TASK PROMPT: Select, from the material below, each line with "picture" in it.

─── DATA SEGMENT

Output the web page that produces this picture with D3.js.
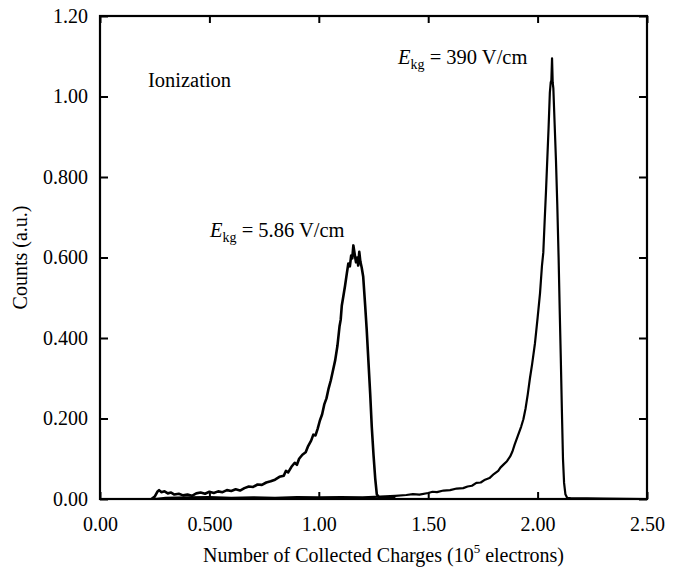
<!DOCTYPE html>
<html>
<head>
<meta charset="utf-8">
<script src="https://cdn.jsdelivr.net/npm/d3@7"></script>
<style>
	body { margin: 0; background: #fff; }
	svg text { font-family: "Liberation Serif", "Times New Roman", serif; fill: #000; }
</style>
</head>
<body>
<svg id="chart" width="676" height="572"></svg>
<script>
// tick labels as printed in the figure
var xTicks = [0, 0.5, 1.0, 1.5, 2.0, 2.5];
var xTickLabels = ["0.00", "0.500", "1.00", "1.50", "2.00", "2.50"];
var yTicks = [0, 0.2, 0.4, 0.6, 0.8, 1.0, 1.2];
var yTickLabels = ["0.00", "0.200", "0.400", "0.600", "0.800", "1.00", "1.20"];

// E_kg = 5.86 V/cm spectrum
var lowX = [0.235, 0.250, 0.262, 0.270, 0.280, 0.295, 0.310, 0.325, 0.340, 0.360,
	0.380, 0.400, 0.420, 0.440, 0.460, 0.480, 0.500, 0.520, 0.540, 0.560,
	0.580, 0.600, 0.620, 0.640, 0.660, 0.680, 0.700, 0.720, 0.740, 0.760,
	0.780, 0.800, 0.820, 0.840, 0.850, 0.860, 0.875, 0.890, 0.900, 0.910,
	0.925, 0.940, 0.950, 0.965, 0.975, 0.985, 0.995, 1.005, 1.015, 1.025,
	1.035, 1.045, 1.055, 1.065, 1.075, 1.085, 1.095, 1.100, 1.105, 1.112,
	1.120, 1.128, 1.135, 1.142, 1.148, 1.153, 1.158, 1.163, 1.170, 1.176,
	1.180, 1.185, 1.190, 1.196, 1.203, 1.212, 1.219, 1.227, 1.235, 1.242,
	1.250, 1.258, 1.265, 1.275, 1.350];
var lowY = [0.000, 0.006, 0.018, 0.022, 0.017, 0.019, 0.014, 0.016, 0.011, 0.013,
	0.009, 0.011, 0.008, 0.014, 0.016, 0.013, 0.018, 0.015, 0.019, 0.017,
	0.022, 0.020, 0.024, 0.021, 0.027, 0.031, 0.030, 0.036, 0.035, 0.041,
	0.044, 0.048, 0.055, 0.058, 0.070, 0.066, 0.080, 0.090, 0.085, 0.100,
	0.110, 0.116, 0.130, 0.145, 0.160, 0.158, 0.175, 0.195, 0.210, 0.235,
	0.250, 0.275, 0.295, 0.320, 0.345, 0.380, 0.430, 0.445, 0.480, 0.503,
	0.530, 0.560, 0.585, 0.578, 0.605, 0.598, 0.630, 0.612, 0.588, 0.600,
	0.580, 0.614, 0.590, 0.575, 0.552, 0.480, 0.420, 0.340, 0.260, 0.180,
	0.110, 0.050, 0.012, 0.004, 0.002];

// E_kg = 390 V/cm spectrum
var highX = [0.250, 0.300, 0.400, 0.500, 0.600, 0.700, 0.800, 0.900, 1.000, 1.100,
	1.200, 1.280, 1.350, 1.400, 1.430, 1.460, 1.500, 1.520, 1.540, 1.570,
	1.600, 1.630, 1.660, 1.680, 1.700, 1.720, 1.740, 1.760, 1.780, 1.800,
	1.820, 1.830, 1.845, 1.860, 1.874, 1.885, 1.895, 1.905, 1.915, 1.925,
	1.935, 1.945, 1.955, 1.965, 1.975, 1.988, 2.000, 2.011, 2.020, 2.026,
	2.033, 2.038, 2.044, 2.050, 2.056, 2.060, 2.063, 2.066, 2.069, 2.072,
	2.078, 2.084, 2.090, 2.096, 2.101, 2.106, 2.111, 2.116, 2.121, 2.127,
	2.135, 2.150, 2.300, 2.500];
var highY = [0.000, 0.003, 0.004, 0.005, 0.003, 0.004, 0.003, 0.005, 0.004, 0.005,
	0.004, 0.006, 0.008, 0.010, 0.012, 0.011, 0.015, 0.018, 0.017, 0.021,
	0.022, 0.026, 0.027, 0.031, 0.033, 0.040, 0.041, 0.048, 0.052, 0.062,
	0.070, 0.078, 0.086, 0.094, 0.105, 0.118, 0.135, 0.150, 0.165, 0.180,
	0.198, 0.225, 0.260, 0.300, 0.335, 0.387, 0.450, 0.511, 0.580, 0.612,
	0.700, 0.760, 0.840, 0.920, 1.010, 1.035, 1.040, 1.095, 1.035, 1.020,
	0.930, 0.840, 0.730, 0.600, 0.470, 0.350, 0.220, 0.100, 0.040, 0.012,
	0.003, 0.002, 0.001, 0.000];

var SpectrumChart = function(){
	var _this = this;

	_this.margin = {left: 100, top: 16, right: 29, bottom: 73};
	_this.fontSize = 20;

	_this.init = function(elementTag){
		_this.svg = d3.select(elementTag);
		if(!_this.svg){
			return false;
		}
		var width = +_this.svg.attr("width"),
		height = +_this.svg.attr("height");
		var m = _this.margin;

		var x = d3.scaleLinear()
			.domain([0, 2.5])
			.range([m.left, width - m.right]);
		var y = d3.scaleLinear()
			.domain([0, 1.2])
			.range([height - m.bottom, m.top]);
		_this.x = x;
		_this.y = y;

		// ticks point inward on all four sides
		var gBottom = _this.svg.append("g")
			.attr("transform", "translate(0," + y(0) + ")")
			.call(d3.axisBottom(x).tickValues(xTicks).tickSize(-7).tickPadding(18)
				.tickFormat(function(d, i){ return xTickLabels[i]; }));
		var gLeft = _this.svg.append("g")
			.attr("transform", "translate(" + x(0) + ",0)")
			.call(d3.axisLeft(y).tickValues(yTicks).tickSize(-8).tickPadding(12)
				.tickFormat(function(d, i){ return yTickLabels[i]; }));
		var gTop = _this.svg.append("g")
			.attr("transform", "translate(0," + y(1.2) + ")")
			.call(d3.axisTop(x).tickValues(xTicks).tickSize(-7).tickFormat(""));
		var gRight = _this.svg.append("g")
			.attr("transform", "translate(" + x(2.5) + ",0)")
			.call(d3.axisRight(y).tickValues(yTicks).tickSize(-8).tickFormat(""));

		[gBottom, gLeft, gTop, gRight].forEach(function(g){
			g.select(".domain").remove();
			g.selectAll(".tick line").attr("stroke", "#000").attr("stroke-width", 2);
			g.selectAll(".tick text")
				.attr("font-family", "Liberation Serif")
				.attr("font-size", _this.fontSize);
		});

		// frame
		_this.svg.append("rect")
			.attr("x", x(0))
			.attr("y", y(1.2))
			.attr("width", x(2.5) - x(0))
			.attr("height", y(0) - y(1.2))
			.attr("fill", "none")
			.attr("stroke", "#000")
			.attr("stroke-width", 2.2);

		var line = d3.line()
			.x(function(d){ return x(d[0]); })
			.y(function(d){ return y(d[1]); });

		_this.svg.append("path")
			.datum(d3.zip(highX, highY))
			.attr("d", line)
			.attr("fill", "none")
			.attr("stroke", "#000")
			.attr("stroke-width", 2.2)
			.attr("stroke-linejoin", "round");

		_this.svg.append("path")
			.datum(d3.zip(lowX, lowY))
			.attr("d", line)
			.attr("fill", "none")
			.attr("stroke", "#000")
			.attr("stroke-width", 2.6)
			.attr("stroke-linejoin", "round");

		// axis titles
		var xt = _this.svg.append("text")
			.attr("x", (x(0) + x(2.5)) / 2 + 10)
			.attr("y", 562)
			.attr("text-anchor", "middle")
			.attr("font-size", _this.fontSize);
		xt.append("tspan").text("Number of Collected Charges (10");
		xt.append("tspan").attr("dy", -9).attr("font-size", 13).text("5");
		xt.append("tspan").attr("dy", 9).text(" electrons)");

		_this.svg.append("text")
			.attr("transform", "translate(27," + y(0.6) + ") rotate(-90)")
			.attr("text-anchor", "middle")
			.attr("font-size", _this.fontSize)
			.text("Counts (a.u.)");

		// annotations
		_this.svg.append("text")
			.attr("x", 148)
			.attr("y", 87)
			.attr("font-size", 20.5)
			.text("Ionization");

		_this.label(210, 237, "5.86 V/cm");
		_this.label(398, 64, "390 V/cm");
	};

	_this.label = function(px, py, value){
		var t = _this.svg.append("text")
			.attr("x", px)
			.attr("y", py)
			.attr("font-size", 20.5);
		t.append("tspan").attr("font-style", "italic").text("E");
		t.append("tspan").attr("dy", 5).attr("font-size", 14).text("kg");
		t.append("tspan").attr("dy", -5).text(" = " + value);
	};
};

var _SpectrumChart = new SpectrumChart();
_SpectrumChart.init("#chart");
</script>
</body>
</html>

──────

TASK RESPONSE:
Output the web page that produces this picture with D3.js.

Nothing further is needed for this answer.